Decision-making meets security
Imagine walking into a grocery store, picking up an apple and seeing the price, nutritional information, and type pop up. Imagine putting it in your cart and walking out without a physical checkout. Sounds comfortable?
Some companies are already flirting with the second part of this concept. Amazon is working to set up Amazon Go stores as soon as 2018. They promise to deliver a seamless checkout so customers can come and go as they please. Amazon is also toying with AR-based furniture showrooms. There customers can both see the couch they want to buy as well as project it into the living room to see how it fits.
The consumer benefits are obvious. Anything that helps the consumer along the purchase journey is worth checking out for business. For instance, 3D visualization already helps e-commerce customers online to pick the right thing. At Cappasity, we’ve seen a 5 to 40 percent increase in online conversion rates with 3D imagery. For example, Jake (a fashion brand from San Francisco) tried the technology to promote a new collection. The poll showed that 95% customers preferred 3D view to video playback.

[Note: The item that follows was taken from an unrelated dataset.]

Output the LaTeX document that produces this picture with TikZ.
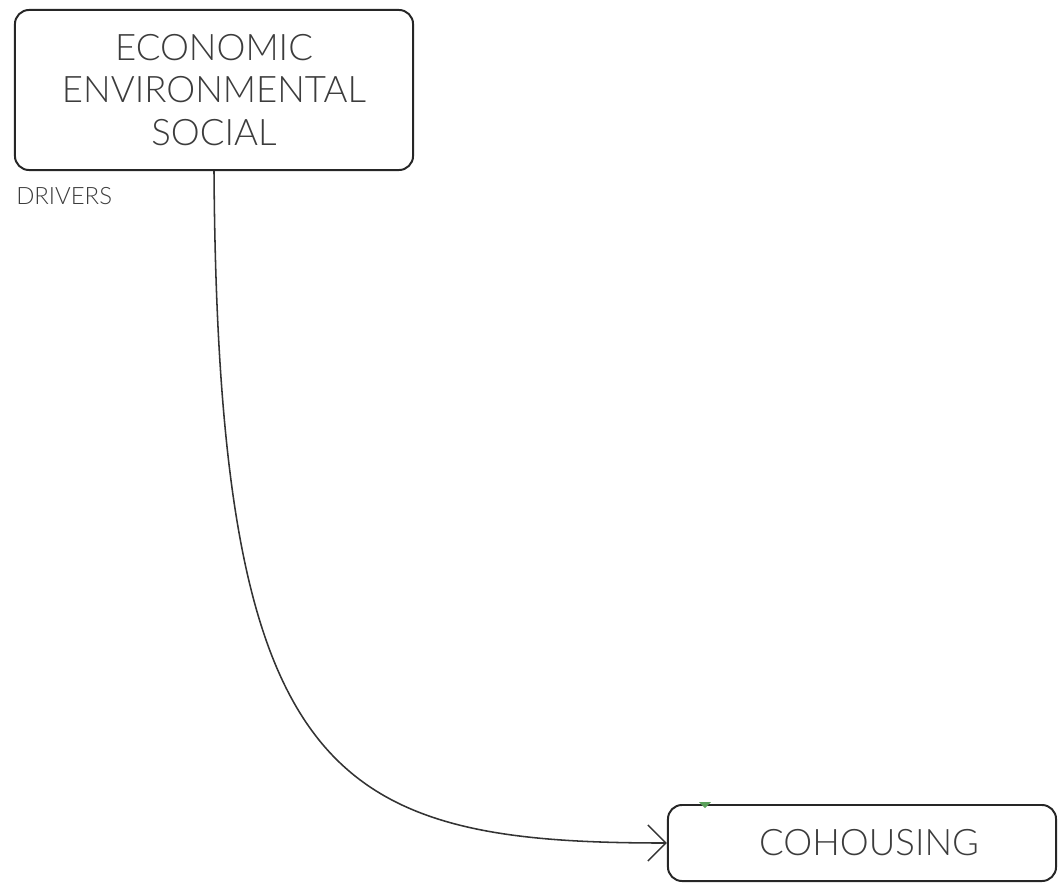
\documentclass[tikz,border=0pt]{standalone}
\usepackage{fontspec}
\setmainfont{Lato}[UprightFont=* Light]
\usepackage{tikz}
\usetikzlibrary{arrows.meta}
\definecolor{inkgray}{RGB}{60,60,60}
\definecolor{markgreen}{RGB}{90,160,90}
\tikzset{
	boxstyle/.style={rectangle,rounded corners=10pt,draw=black!85,line width=1.4pt,fill=white,text=inkgray,align=center},
	labelstyle/.style={text=inkgray,inner sep=0pt,anchor=west},
	linkstyle/.style={draw=black!80,line width=1.1pt,-{Straight Barb[length=0.45cm,width=0.9cm,line width=1.1pt]}}
}
\begin{document}
\begin{tikzpicture}[x=0.025cm,y=-0.025cm]
	\useasboundingbox (0,0) rectangle (1059,883);
	\node[boxstyle,minimum width=9.95cm,minimum height=4cm,font=\fontsize{26}{30}\selectfont] (pillars) at (214,90) {ECONOMIC\\ENVIRONMENTAL\\SOCIAL};
	\node[labelstyle,font=\fontsize{17}{20}\selectfont] (drivers) at (16,196) {DRIVERS};
	\node[boxstyle,minimum width=9.7cm,minimum height=1.9cm,font=\fontsize{26}{30}\selectfont] (cohousing) at (862,843) {\hspace{0.35cm}COHOUSING};
	\fill[markgreen] (699,802) -- (711,802) -- (705,808) -- cycle;
	\draw[linkstyle] (pillars.south) .. controls (218,780) and (330,843) .. (cohousing.west);
\end{tikzpicture}
\end{document}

What happens if blockchain is added? Firstly, the technology that cryptocurrencies like Bitcoin use provides better security for online payment transaction and helps to keep financial data safe. The use of cryptocurrencies also promises a certain autonomy from banks and credit card companies. Finally, blockchain makes counterfeiting harder, so the buyers become more assured to get exactly what they selected through an AR-interface.

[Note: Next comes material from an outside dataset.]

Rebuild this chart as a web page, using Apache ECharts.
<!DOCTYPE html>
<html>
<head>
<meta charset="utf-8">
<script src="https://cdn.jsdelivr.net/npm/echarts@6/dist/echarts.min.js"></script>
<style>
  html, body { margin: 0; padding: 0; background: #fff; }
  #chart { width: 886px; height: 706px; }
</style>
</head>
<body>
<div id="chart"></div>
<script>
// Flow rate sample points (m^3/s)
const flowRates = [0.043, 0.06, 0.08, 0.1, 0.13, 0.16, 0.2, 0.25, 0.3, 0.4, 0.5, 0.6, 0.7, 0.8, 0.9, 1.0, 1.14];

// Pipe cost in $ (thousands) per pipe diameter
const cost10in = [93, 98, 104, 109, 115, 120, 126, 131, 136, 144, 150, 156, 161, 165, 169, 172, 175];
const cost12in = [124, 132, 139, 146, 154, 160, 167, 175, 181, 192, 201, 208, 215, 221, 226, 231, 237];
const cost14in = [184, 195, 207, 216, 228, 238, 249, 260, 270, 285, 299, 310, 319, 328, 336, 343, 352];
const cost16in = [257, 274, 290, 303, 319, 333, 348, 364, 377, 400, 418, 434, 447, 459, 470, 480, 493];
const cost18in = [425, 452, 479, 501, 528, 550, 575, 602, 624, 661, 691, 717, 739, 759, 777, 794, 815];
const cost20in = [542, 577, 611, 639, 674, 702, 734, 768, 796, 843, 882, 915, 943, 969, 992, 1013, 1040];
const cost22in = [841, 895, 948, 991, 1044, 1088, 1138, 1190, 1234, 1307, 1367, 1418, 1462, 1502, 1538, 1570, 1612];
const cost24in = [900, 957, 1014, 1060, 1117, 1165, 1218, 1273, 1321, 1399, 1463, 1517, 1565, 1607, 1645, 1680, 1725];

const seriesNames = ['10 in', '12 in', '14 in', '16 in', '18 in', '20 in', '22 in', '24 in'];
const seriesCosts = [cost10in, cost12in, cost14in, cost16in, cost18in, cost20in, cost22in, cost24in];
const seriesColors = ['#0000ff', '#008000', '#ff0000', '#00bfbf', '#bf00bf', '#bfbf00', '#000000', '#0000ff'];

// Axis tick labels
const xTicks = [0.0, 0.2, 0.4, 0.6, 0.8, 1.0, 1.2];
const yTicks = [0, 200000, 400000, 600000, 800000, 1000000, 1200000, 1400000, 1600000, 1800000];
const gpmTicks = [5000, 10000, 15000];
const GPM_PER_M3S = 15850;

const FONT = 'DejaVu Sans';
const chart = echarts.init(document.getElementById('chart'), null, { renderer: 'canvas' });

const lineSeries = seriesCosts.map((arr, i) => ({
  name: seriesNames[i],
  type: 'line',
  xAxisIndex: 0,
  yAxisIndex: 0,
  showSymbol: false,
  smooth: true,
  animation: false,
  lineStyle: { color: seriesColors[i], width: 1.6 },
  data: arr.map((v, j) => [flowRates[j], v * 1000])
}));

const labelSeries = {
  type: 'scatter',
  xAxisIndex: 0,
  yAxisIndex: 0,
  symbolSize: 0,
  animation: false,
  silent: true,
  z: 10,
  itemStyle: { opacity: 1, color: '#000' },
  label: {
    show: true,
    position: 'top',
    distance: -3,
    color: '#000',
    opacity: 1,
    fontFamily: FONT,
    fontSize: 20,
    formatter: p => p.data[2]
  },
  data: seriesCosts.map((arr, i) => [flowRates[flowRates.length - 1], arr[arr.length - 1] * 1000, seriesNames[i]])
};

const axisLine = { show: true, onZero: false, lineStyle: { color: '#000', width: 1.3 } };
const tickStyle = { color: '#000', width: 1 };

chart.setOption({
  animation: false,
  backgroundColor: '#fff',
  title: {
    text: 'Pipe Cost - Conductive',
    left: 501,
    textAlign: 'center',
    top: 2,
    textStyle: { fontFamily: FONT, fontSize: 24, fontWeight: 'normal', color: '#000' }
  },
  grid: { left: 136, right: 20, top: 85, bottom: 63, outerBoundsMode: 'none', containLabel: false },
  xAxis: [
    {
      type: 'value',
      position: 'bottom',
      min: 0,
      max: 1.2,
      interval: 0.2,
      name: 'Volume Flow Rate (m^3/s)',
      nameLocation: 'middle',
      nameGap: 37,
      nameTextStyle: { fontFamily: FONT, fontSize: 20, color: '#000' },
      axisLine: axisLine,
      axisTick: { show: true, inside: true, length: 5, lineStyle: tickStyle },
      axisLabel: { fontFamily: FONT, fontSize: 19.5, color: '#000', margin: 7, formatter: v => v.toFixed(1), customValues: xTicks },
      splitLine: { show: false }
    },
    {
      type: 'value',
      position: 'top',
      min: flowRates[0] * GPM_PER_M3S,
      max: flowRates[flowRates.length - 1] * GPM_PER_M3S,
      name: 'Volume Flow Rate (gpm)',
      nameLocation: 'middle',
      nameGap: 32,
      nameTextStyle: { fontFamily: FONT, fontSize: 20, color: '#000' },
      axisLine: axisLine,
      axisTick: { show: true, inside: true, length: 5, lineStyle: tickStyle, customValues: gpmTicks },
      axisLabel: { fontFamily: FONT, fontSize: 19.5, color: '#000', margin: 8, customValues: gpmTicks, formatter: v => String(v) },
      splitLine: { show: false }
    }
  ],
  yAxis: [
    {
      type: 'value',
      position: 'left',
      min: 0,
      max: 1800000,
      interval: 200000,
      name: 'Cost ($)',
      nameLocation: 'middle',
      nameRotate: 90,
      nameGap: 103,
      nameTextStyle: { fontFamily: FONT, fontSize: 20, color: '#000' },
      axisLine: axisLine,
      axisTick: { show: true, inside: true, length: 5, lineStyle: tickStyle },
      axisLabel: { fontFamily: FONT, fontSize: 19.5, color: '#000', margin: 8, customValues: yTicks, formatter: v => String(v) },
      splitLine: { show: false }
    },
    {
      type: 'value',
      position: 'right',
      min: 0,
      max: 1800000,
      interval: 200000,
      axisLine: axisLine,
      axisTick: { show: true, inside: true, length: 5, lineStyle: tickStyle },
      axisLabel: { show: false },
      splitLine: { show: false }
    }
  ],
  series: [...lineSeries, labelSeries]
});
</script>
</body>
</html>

Going back to the idea of a cashier-free store, opting into a cryptocurrency system enables businesses to significantly cut down on overhead costs. And consumers get security of online transactions for the products they chose with AR and the confidence enabled by smart contracts.

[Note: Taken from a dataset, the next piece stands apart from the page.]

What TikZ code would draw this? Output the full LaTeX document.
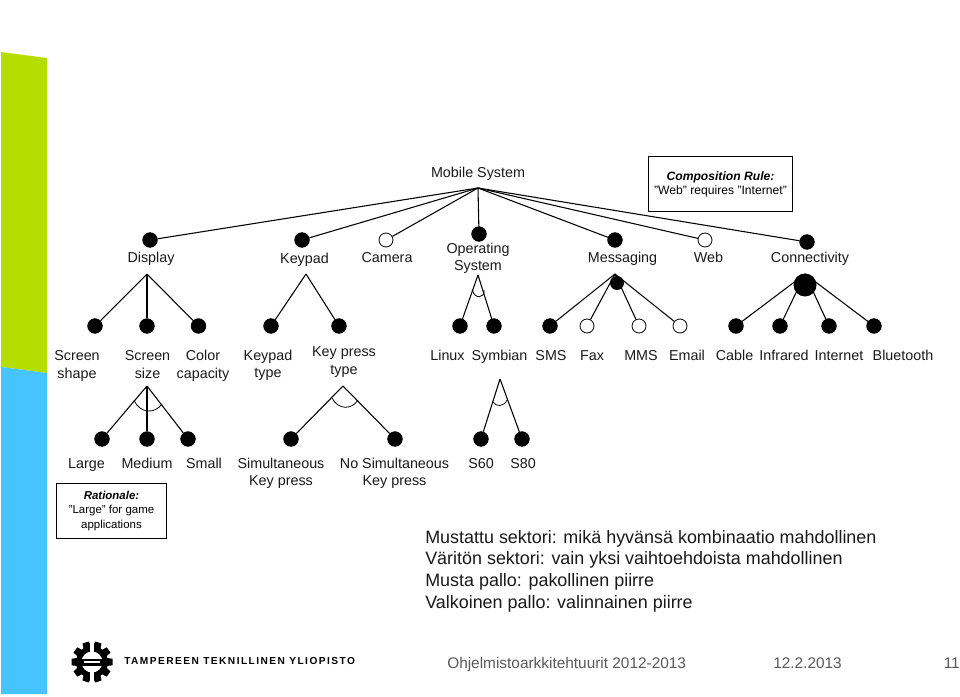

New virtual economies can build community
Decentralized nature of blockchain and use of cryptocurrency will power true virtual economies. For example, in online gaming, blockchain-based transactions can eliminate the need for a central hub or in-game store. Players can establish an online economy on their own terms. Thus a regular massively multiplayer game transforms from a managed gaming service to a complex virtual world.
How about VR? Existing VR games are not online or multiplayer. Playing a VR game seems like a lonely experience. A combination of the immersive quality of VR with the social experience of MMO gaming and cryptocurrency in-game purchases might create an exciting virtual analogue to the communities of the physical world.
Cryptocurrency and VR/AR integration doesn’t have to be limited to online gaming. Opting in to a cryptocurrency helps online communities to become true virtual analogues to traditional forums. Imagine an AR or VR-enabled online auction house similar to eBay, but entirely peer-to-peer. No middleman or auctioneer, but a sort of online version of favourite neighborhood flea market.
The new digital world
The combination of AR/VR and blockchain capabilities could lead to a restructuring of offline economies, creation of new virtual economies, and the redesign of aspects of daily life presumed “natural” (i.e.: work, shopping, or leisure). The future of AR and VR presumes an increased level of immersion and interconnectivity between the offline and online world. As the technology improves, no doubt it will be adopted widely by consumers and businesses.
There is tremendous potential for restructuring economic and social life when AR and VR become commercially integrated with cryptocurrencies. A decentralized and secure nature of blockchain allows the greater user autonomy and independence. AR and VR have the potential to change the way we conceive of the digital world.